North Carolina's top education official has announced that he will not seek a third term in the elected position next year. Michael E. Ward said he will leave the office to return to teaching and relief work, as well as to support his wife's work as a minister for the United Methodist Church.

Mr. Ward was first elected state schools superintendent in 1996, the same year the state began rolling out its current school improvement plan. He was re-elected in 2000. Throughout his tenure, he has pushed for continued funding and implementation of the state's testing and accountability plan, bringing the state prominence as a leader in school reform. His term ends in January 2005.

In November, Mr. Ward was elected to a one-year term as president of the Council of Chief State School Officers in Washington.

—Kathleen Kennedy Manzo

Va. Governor Picked as ECS Chairman

Gov. Mark R. Warner

Virginia Gov. Mark R. Warner is the new chairman of the Education Commission of the States, the Denver-based group announced last week.

Gov. Warner, a Democrat elected in 2001, will replace former Gov. Roy Barnes of Georgia, who was unexpectedly ousted in last November's elections. Mr. Barnes, a Democrat, chose to step down as ECS chairman late last year after his defeat at the polls.

Gov. Warner will finish the remainder of Mr. Barnes' term, which expires in July 2004.

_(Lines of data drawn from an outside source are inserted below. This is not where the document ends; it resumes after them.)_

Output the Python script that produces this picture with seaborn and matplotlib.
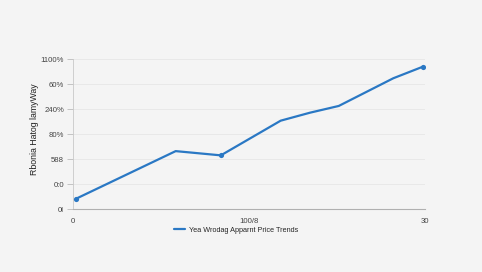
import matplotlib
matplotlib.use("Agg")
import matplotlib.pyplot as plt
import seaborn as sns
import pandas as pd
from matplotlib.lines import Line2D

# Data
x_vals = [0.25, 8.75, 12.6, 17.7, 20.2, 22.65, 27.3, 29.8]
y_vals = [0.41, 2.32, 2.15, 3.54, 3.86, 4.13, 5.24, 5.70]
marker_flags = [True, False, True, False, False, False, False, True]

y_ticks = [0, 1, 2, 3, 4, 5, 6]
y_tick_labels = ["0l", "0:0", "588", "80%", "240%", "60%", "1100%"]
x_ticks = [0, 15, 30]
x_tick_labels = ["0", "100/8", "30"]

y_label = "Rbonia Hatog lamyWay"
legend_label = "Yea Wrodag Apparnt Price Trends"

bg = "#f4f4f4"
blue = "#2a78c4"

sns.set_theme(style="whitegrid")
plt.rcParams['font.family'] = ['Liberation Sans', 'DejaVu Sans']

fig = plt.figure(figsize=(4.82, 2.72), dpi=100, facecolor=bg)
ax = fig.add_axes([0.1515, 0.2316, 0.7302, 0.5504])
ax.set_facecolor(bg)

df = pd.DataFrame({"x": x_vals, "y": y_vals, "m": marker_flags})
sns.lineplot(data=df, x="x", y="y", ax=ax, color=blue, linewidth=1.6, legend=False)
sns.scatterplot(data=df[df["m"]], x="x", y="y", ax=ax, color=blue, s=14,
                edgecolor=blue, linewidth=0, legend=False, zorder=5)

ax.set_xlim(0, 30)
ax.set_ylim(0, 6)
ax.set_yticks(y_ticks)
ax.set_yticklabels(y_tick_labels)
ax.set_xticks(x_ticks)
ax.set_xticklabels(x_tick_labels)
ax.tick_params(axis="both", labelsize=5.6, colors="#444444", length=4, width=0.5,
               pad=2.5, left=True, bottom=False)
ax.tick_params(axis="y", color="#b0b0b0")
ax.grid(axis="y", color="#e6e6e6", linewidth=0.6)
ax.grid(axis="x", visible=False)

for s in ["top", "right"]:
    ax.spines[s].set_visible(False)
ax.spines["left"].set_color("#c8c8c8")
ax.spines["left"].set_linewidth(0.6)
ax.spines["bottom"].set_color("#b0b0b0")
ax.spines["bottom"].set_linewidth(0.8)

ax.set_xlabel("")
ax.set_ylabel(y_label, fontsize=6.3, color="#222222", labelpad=6)
ax.yaxis.set_label_coords(-0.098, 0.53)

handle = Line2D([0], [0], color=blue, linewidth=1.6)
fig.legend([handle], [legend_label], loc="center", bbox_to_anchor=(0.49, 0.153),
           frameon=False, fontsize=5.2, handlelength=1.5, handletextpad=0.5)

fig.savefig("out.png", dpi=100, facecolor=bg)
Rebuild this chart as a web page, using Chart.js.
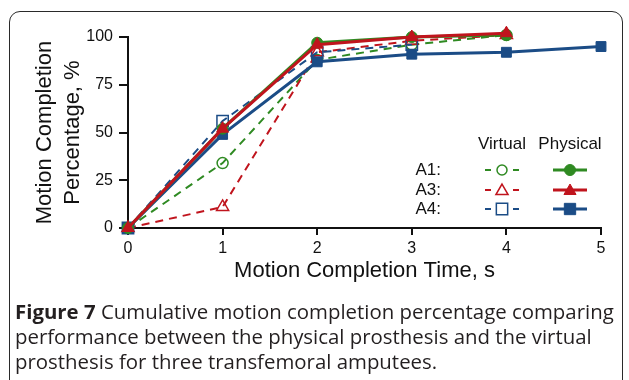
<!DOCTYPE html>
<html>
<head>
<meta charset="utf-8">
<script src="https://cdn.jsdelivr.net/npm/chart.js@4/dist/chart.umd.min.js"></script>
<style>
  html, body { margin: 0; padding: 0; background: #fff; }
  #wrap { position: relative; width: 629px; height: 380px; overflow: hidden; }
  #frame { position: absolute; left: 9px; top: 11px; width: 614px; height: 420px;
           border: 1.5px solid #2a2a2a; border-radius: 11px; box-sizing: border-box; }
  #c { position: absolute; left: 0; top: 0; }
  #cap { position: absolute; left: 15px; top: 299px; font-family: "Open Sans", sans-serif;
         font-size: 20.4px; line-height: 25px; color: #231f20; white-space: nowrap; }
  #cap b { font-weight: 700; }
</style>
</head>
<body>
<div id="wrap">
  <div id="frame"></div>
  <canvas id="c" width="629" height="380"></canvas>
  <div id="cap">
    <div><b>Figure 7</b> Cumulative motion completion percentage comparing</div>
    <div>performance between the physical prosthesis and the virtual</div>
    <div>prosthesis for three transfemoral amputees.</div>
  </div>
</div>
<script>
// ---- data ----
const times = [0, 1, 2, 3, 4, 5];
const xTickLabels = ['0', '1', '2', '3', '4', '5'];
const yTickValues = [0, 25, 50, 75, 100];
const seriesNames = ['A1', 'A3', 'A4'];
const a1Virtual  = [0, 34, 88, 96, 101];
const a3Virtual  = [0, 11, 92, 98, 101];
const a4Virtual  = [0, 56, 92, 96];
const a1Physical = [0, 52, 97, 100, 101];
const a3Physical = [0, 52, 96, 100, 102];
const a4Physical = [0, 49, 87, 91, 92, 95];

const GREEN = '#2f8a22', RED = '#c0141d', BLUE = '#1b4c86';

function pts(vals) { return vals.map((v, i) => ({ x: times[i], y: v })); }

function virtualDS(label, vals, color, style, r, order) {
  return { label, data: pts(vals), borderColor: color, borderWidth: 2, borderDash: [8, 6],
    pointStyle: style, pointRadius: r, pointBorderWidth: 1.5, pointBorderColor: color,
    pointBackgroundColor: 'rgba(255,255,255,0)', backgroundColor: color, fill: false,
    tension: 0, clip: false, order };
}
function physicalDS(label, vals, color, style, r, order) {
  return { label, data: pts(vals), borderColor: color, borderWidth: 3,
    pointStyle: style, pointRadius: r, pointBorderWidth: 1, pointBorderColor: color,
    pointBackgroundColor: color, backgroundColor: color, fill: false,
    tension: 0, clip: false, order };
}

const datasets = [
  virtualDS(seriesNames[0] + ' Virtual', a1Virtual, GREEN, 'circle', 5.5, 5),
  virtualDS(seriesNames[1] + ' Virtual', a3Virtual, RED, 'triangle', 7, 4),
  virtualDS(seriesNames[2] + ' Virtual', a4Virtual, BLUE, 'rect', 8, 3),
  physicalDS(seriesNames[0] + ' Physical', a1Physical, GREEN, 'circle', 5.5, 1),
  physicalDS(seriesNames[2] + ' Physical', a4Physical, BLUE, 'rect', 7, 2),
  physicalDS(seriesNames[1] + ' Physical', a3Physical, RED, 'triangle', 7, 0),
];

function drawMarker(ctx, style, x, y, r, fill, stroke, lw) {
  ctx.save();
  ctx.beginPath();
  if (style === 'circle') {
    ctx.arc(x, y, r, 0, Math.PI * 2);
  } else if (style === 'triangle') {
    const a = -Math.PI / 2;
    for (let k = 0; k < 3; k++) {
      const ang = a + k * 2 * Math.PI / 3;
      const px = x + r * Math.cos(ang), py = y + r * Math.sin(ang);
      if (k === 0) ctx.moveTo(px, py); else ctx.lineTo(px, py);
    }
    ctx.closePath();
  } else {
    const s = r * Math.SQRT1_2;
    ctx.rect(x - s, y - s, 2 * s, 2 * s);
  }
  if (fill) { ctx.fillStyle = fill; ctx.fill(); }
  ctx.lineWidth = lw; ctx.strokeStyle = stroke; ctx.stroke();
  ctx.restore();
}

const legendPlugin = {
  id: 'customLegend',
  afterDatasetsDraw(chart) {
    const ctx = chart.ctx;
    ctx.save();
    ctx.font = '17px "Liberation Sans", Arial, sans-serif';
    ctx.fillStyle = '#111';
    ctx.textBaseline = 'middle';
    ctx.textAlign = 'center';
    ctx.fillText('Virtual', 502, 144);
    ctx.fillText('Physical', 570, 144);
    const rows = [
      { name: seriesNames[0], color: GREEN, style: 'circle', rv: 5, rp: 5.5, y: 170 },
      { name: seriesNames[1], color: RED, style: 'triangle', rv: 7, rp: 7, y: 190 },
      { name: seriesNames[2], color: BLUE, style: 'rect', rv: 8, rp: 8, y: 209 },
    ];
    rows.forEach(r => {
      ctx.fillStyle = '#111';
      ctx.textAlign = 'right';
      ctx.fillText(r.name + ':', 441, r.y);
      // virtual
      ctx.strokeStyle = r.color; ctx.lineWidth = 2;
      ctx.beginPath();
      ctx.moveTo(485, r.y); ctx.lineTo(491, r.y);
      ctx.moveTo(513, r.y); ctx.lineTo(519, r.y);
      ctx.stroke();
      drawMarker(ctx, r.style, 502, r.y + (r.style === 'triangle' ? 1 : 0), r.rv, '#fff', r.color, 1.5);
      // physical
      ctx.strokeStyle = r.color; ctx.lineWidth = 3;
      ctx.beginPath(); ctx.moveTo(553, r.y); ctx.lineTo(587, r.y); ctx.stroke();
      drawMarker(ctx, r.style, 570, r.y + (r.style === 'triangle' ? 1 : 0), r.rp, r.color, r.color, 1);
    });
    ctx.restore();
  }
};

const FONT = '"Liberation Sans", Arial, sans-serif';

new Chart(document.getElementById('c'), {
  type: 'line',
  data: { datasets },
  plugins: [legendPlugin],
  options: {
    responsive: false,
    animation: false,
    events: [],
    layout: { padding: { left: 0, right: 28, top: 37, bottom: 96 } },
    plugins: { legend: { display: false }, tooltip: { enabled: false } },
    scales: {
      x: {
        type: 'linear', min: 0, max: 5,
        afterFit(s) { s.height = 56; },
        afterBuildTicks(s) { s.ticks = times.map(v => ({ value: v })); },
        ticks: { color: '#111', font: { family: FONT, size: 16 }, padding: 4,
                 callback: (v) => xTickLabels[times.indexOf(v)] },
        grid: { display: true, drawOnChartArea: false, drawTicks: true, tickLength: 7,
                color: '#111', lineWidth: 2 },
        border: { display: true, color: '#111', width: 2 },
        title: { display: true, text: 'Motion Completion Time, s', color: '#111',
                 font: { family: FONT, size: 22, lineHeight: 1.23 }, padding: { top: 0, bottom: 0 } }
      },
      y: {
        min: 0, max: 100,
        afterFit(s) { s.width = 128; },
        afterBuildTicks(s) { s.ticks = yTickValues.map(v => ({ value: v })); },
        ticks: { color: '#111', font: { family: FONT, size: 16 }, padding: 6 },
        grid: { display: true, drawOnChartArea: false, drawTicks: true, tickLength: 9,
                color: '#111', lineWidth: 2 },
        border: { display: true, color: '#111', width: 2 },
        title: { display: true, text: ['Motion Completion', 'Percentage, %'], color: '#111',
                 font: { family: FONT, size: 22, lineHeight: 1.27 }, padding: { top: 31, bottom: 0 } }
      }
    }
  }
});
</script>
</body>
</html>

Since taking office in January of last year, Gov. Warner has battled a budget shortfall while trying to maintain funding for K- 12 education, school construction, and student financial aid. As of last week, he had not decided what his top priorities as ECS chairman will be.

The ECS chairmanship alternates between Democrats and Republicans, and new chairmen are usually elected by all of the agency's commissioners. But in this case the group's executive director and other staff members were charged with choosing a finalist. Their recommendation of Gov. Warner was unanimously accepted by the nominating and executive committees in December, an ECS official said.

—Joetta L. Sack

Ky. Lifts Ban on Aid To Religion Major

Kentucky has reversed its stance barring recipients of state-financed college scholarships from using the funds to major in religious studies.

The American Center for Law and Justice, a Virginia Beach, Va.-based group affiliated with religious broadcaster Pat Robertson, had sued the Kentucky Higher Education Assistance Authority on behalf of Michael Woods Nash, a student at Cumberland College in Williamsburg, Ky.

Mr. Nash received a $2,900 state scholarship in both his freshman and sophomore years. But once he declared a major in philosophy and religion, he was notified by the state agency that his scholarship aid would end because it violated the program's rules against aiding students "enrolled in a program of study leading to a degree in theology, divinity, or religious education."

The ACLJ lawsuit, filed in December in U.S. District Court in Lexington, Ky., said the policy constituted religious discrimination.

In a letter to Cumberland College in January, the higher education authority said students such as Mr. Nash, who are majoring in philosophy and religion, may get state aid. The letter said the authority would send out "revised guidance" on which specific majors are eligible for state scholarship funds. In light of the change, the ACLJ has filed a motion to drop its suit.